I'm an Apple user, and a Linux user, and an iOS and Android user. I used to develop for the Microsoft platform. I don't think I have any strong bias. However, the pros of Apple computers is their power management, Retina support, and open source dev tools and libraries. Of the three main desktop OSes, I find OS X's power management to be the only one that actually works well. You can close the lid on a your laptop, come back in 2 weeks, open the lid, and there's still plenty of juice left, and there's no wake from hibernate. It's wake from sleep.
Retina support on OS X is still far ahead of Windows and Linux. Since Apple formally supported Retina 5 years ago, and the standard resolution hasn't changed, it's been easier for app writers to support Retina. This isn't the case on Windows and Linux. Even apps like Java UIs that runs well on OS X retina are unusable on the other OSes.
One reason OS X has gain popularity is the open source support. Open source usually means Linux, and Macs provide a Linux environment with a plethora of tools and apps.

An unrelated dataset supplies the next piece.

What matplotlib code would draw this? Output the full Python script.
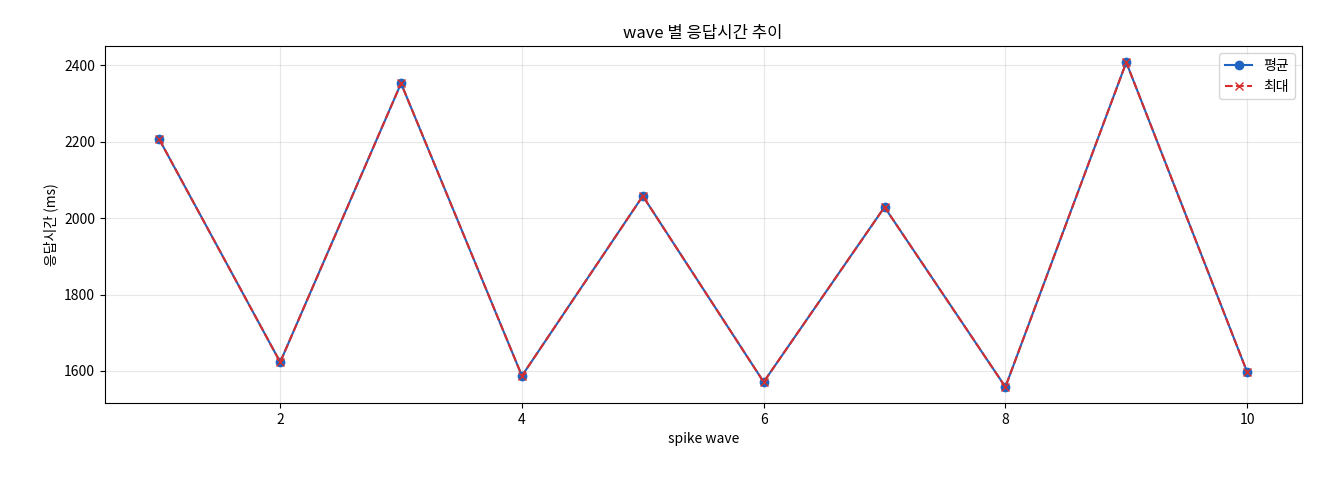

Today, I do not own any personal Macs. I have a work MBP and have a Dell precision laptop with Ubuntu as my personal machine. I'm currently on a Linux binge because I'm just looking for a different user experience. For the OP, I would make this recommendation. SP4 is great hardware, but base your decision on your specific usage. Is power management important? If it is, then SP4 might not be the ideal platform. If you want a tablet experience, I can tell you that it's not optimized for that. A tablet experience and a desktop experience is quite different. If you're using FB app on your tablet, don't expect the same experience. You'll end up using a web browser on Windows to connect to FB. The same goes for media consumption. That's fine, but it's also a lot slower than custom written tablet apps. I had the SP4 for about 3 weeks, and it was the power management that eventually forced me to return it. It's best not to get enamored with any one specific hardware device, esp one that's new. I chose the one that fits my usage, regardless of OS and hardware. Since I use desktop OSes for software development and photoshop, I don't really care about what else it can do. I use real tablets for real tablet experience. I've learned my lesson with trying to combine both. They just don't mix... yet. Maybe one day there will be more consumption apps for Windows or devtools and photoshop for iPad, but as it stands today, they're separate worlds.